Gather the lines from the material that contain "this".

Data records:
_ _ _ _ _ _ _
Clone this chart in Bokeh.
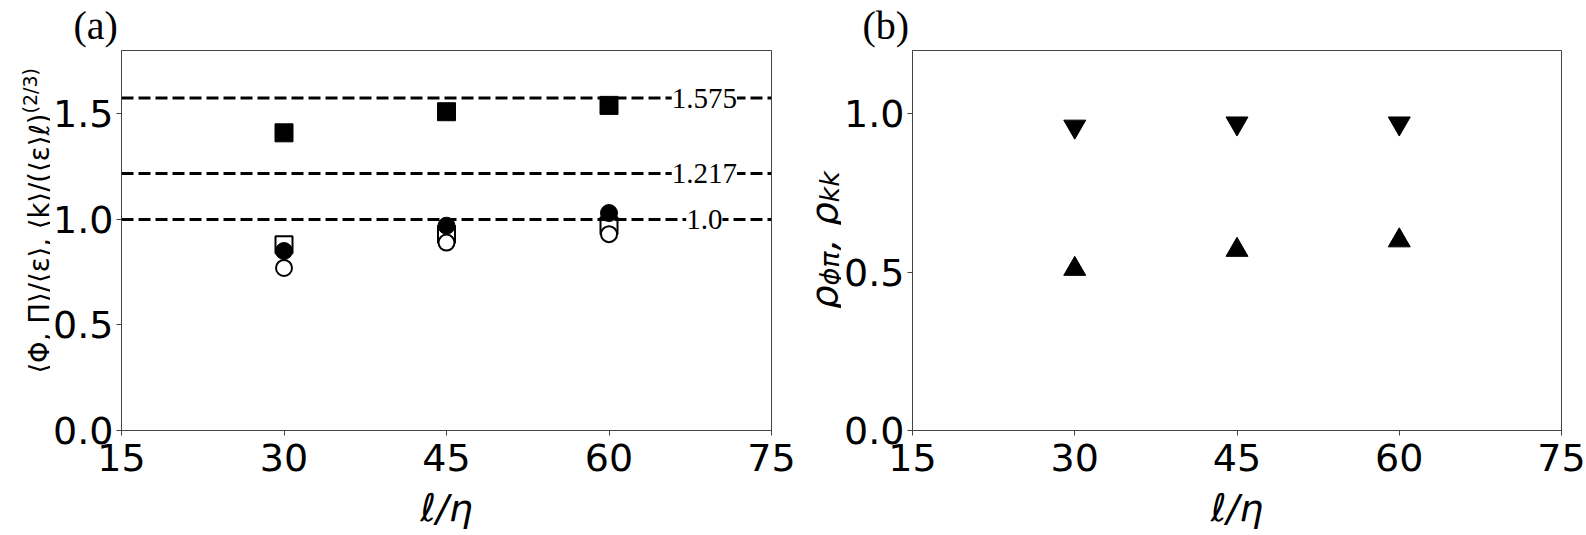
import math
from bokeh.plotting import figure
from bokeh.layouts import row
from bokeh.models import Range1d, FixedTicker, PrintfTickFormatter, Label, Span, Title
from bokeh.embed import file_html
from bokeh.resources import INLINE

# ---------------- data ----------------
ell_eta = [30, 45, 60]
# panel (a)
filled_squares = [1.41, 1.51, 1.54]
open_squares = [0.88, 0.93, 0.97]
filled_circles = [0.85, 0.97, 1.03]
open_circles = [0.77, 0.89, 0.93]
ref_values = [1.575, 1.217, 1.0]
ref_labels = ["1.575", "1.217", "1.0"]
ref_label_x = 68.8
# panel (b)
rho_down = [0.96, 0.97, 0.97]
rho_up = [0.51, 0.57, 0.60]
x_ticks = [15, 30, 45, 60, 75]
ya_ticks = [0.0, 0.5, 1.0, 1.5]
yb_ticks = [0.0, 0.5, 1.0]

H = 535
TOP = 50
FRAME_H = 380
FRAME_BOTTOM = TOP + FRAME_H
SPINE = "#444444"


def make_fig(width, ymax, yticks, bl, br, tag, tag_offset):
    p = figure(width=width, height=H, x_range=Range1d(15, 75), y_range=Range1d(0, ymax),
               output_backend="svg", toolbar_location=None,
               min_border_left=bl, min_border_right=br, min_border_top=TOP,
               min_border_bottom=H - TOP - FRAME_H)
    p.xgrid.visible = False
    p.ygrid.visible = False
    p.outline_line_color = SPINE
    p.outline_line_width = 1
    p.background_fill_color = "white"
    p.border_fill_color = "white"
    p.xaxis.ticker = FixedTicker(ticks=x_ticks)
    p.yaxis.ticker = FixedTicker(ticks=yticks)
    p.yaxis.formatter = PrintfTickFormatter(format="%.1f")
    for ax in (p.xaxis, p.yaxis):
        ax.axis_line_color = SPINE
        ax.major_tick_line_color = SPINE
        ax.minor_tick_line_color = None
        ax.major_tick_in = 0
        ax.major_tick_out = 5
        ax.major_label_text_font = "DejaVu Sans"
        ax.major_label_text_font_size = "38px"
        ax.major_label_text_color = "black"
    p.xaxis.major_label_standoff = 8
    p.yaxis.major_label_standoff = 3
    p.xaxis.axis_label = "ℓ/η"
    p.xaxis.axis_label_text_font = "DejaVu Sans"
    p.xaxis.axis_label_text_font_style = "italic"
    p.xaxis.axis_label_text_font_size = "38px"
    p.xaxis.axis_label_text_color = "black"
    p.xaxis.axis_label_standoff = 12
    p.add_layout(Title(text=tag, align="left", offset=tag_offset, standoff=2,
                       vertical_align="top",
                       text_font="Liberation Serif", text_font_size="40px",
                       text_font_style="normal", text_color="black"), "above")
    return p


def strip(width):
    # narrow helper figure whose frame holds a rotated axis title
    s = figure(width=width, height=H, x_range=Range1d(0, width), y_range=Range1d(0, FRAME_H),
               x_axis_type=None, y_axis_type=None, min_border=0,
               output_backend="svg", toolbar_location=None)
    s.outline_line_color = None
    s.background_fill_color = "white"
    s.border_fill_color = "white"
    return s


def vtext(s, text, x, y_screen, size, style="normal", align="left"):
    s.add_layout(Label(x=x, y=FRAME_BOTTOM - y_screen, text=text, angle=math.pi / 2,
                       text_font="DejaVu Sans", text_font_size=f"{size}px",
                       text_font_style=style, text_align=align,
                       text_baseline="alphabetic", text_color="black"))


# ---------------- y label strip (a) ----------------
sa = strip(50)
vtext(sa, "⟨Φ, Π⟩/⟨ε⟩, ⟨k⟩/(⟨ε⟩ℓ)", 38, 113, 27.5, align="right")
vtext(sa, "(2/3)", 29, 113, 19, align="left")

# ---------------- panel (a) ----------------
pa = make_fig(750, 1.8, ya_ticks, 70, 29, "(a)", -48)
for v in ref_values:
    pa.add_layout(Span(location=v, dimension="width", line_color="black",
                       line_width=3, line_dash="12 5"))
for v, t in zip(ref_values, ref_labels):
    pa.add_layout(Label(x=ref_label_x, y=v, text=t, text_align="center", text_baseline="middle",
                        text_font="Liberation Serif", text_font_size="29px", text_color="black",
                        background_fill_color="white"))

pa.scatter(ell_eta, filled_squares, marker="square", size=18, fill_color="black", line_color="black")
pa.scatter(ell_eta, open_squares, marker="square", size=17, fill_color="white", line_color="black", line_width=2)
pa.scatter(ell_eta, filled_circles, marker="circle", size=17, fill_color="black", line_color="black")
pa.scatter(ell_eta, open_circles, marker="circle", size=16, fill_color="white", line_color="black", line_width=2)

# ---------------- y label strip (b) ----------------
sb = strip(41)
y0 = 309
vtext(sb, "ρ", 23, y0, 38, style="italic")
vtext(sb, "ϕπ", 29, y0 - 24, 27, style="italic")
vtext(sb, ", ρ", 23, y0 - 59, 38, style="italic")
vtext(sb, "kk", 29, y0 - 107, 27, style="italic")

# ---------------- panel (b) ----------------
pb = make_fig(745, 1.2, yb_ticks, 69, 25, "(b)", -50)
pb.scatter(ell_eta, rho_down, marker="inverted_triangle", size=22, fill_color="black", line_color="black")
pb.scatter(ell_eta, rho_up, marker="triangle", size=22, fill_color="black", line_color="black")

layout = row(sa, pa, sb, pb)
open("out.html", "w").write(file_html(layout, INLINE))
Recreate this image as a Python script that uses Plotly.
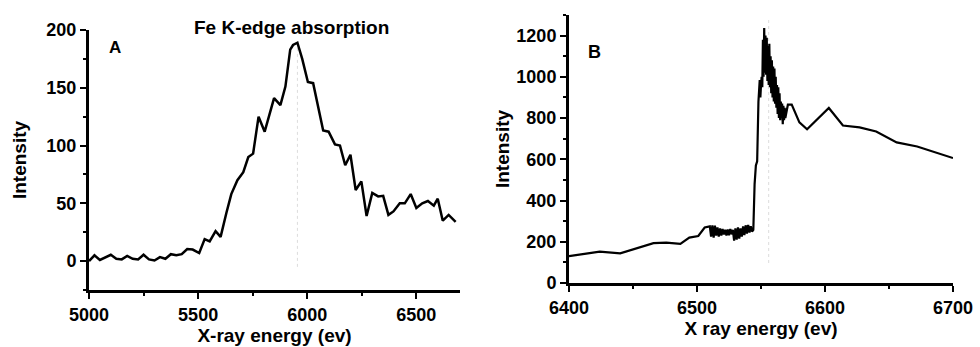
_ _ _ _ _ _ _
Written response:
Clone this chart in Bokeh.
Recreate this image as a Python script that uses Plotly.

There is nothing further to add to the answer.